Vers une analyse systématique des zones de captage d’eau potable ? Incluant un stockage des formulations à long terme, la banque ISOTOPEST permet aussi de garder une mémoire des formulations appliquées et de soutenir les avancées analytiques futures. "On aimerait que, grâce à cette base, les mesures isotopiques soient systématisées au niveau des captages d’eau par exemple. Mais pour l’instant, c’est encore trop pointu, il faut une instrumentation spécifique de spectrométrie de masse avancée.
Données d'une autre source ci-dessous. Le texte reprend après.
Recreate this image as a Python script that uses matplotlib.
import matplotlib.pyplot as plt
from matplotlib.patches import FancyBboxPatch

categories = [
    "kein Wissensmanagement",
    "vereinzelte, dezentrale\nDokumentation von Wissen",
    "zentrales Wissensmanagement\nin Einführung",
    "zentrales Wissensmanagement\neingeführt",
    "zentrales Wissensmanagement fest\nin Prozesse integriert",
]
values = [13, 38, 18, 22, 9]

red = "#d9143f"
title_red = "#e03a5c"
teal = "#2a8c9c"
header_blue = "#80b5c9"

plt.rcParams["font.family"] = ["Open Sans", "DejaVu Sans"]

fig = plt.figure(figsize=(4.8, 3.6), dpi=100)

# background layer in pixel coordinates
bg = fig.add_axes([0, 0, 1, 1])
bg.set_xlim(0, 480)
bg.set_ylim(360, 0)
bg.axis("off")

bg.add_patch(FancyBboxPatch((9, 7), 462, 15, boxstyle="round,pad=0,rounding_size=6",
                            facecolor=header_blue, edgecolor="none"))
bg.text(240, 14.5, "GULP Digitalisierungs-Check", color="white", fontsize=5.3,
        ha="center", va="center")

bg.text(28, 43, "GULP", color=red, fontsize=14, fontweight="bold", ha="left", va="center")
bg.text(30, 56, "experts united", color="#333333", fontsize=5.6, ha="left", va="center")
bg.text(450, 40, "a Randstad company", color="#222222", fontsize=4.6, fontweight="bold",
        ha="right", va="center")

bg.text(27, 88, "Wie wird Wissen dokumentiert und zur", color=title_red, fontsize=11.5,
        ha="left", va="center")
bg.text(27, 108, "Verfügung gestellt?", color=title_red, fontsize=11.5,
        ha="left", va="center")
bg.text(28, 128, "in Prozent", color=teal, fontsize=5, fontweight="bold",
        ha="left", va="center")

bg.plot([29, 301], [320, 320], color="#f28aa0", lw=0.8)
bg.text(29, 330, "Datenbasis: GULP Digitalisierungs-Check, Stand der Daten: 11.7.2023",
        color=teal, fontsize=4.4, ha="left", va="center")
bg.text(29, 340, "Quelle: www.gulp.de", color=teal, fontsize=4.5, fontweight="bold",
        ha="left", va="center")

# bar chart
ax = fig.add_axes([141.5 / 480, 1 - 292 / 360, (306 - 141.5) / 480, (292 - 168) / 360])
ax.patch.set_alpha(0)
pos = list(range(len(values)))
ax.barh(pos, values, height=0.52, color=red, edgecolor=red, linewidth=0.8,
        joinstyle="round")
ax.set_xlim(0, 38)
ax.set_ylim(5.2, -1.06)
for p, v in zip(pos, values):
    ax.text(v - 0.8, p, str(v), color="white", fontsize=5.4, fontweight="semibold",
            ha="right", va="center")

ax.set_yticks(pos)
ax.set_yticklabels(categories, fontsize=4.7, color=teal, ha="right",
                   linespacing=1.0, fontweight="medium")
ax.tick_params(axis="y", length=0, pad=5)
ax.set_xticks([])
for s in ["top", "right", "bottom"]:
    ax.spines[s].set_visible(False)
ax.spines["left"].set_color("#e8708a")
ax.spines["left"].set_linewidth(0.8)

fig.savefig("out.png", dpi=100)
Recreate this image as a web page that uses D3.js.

Nous avons cependant un projet de startup pour proposer des prestations d’analyse isotopique aux gestionnaires de l’eau", annonce Jérémy Masbou.

En attendant, le chercheur et son équipe travaillent avec l’Agence de l’eau Rhin-Meuse pour l’analyse isotopique de la Souffel, rivière alsacienne, avec un ciblage sur le métolachlore, un pesticide très abondant en Alsace.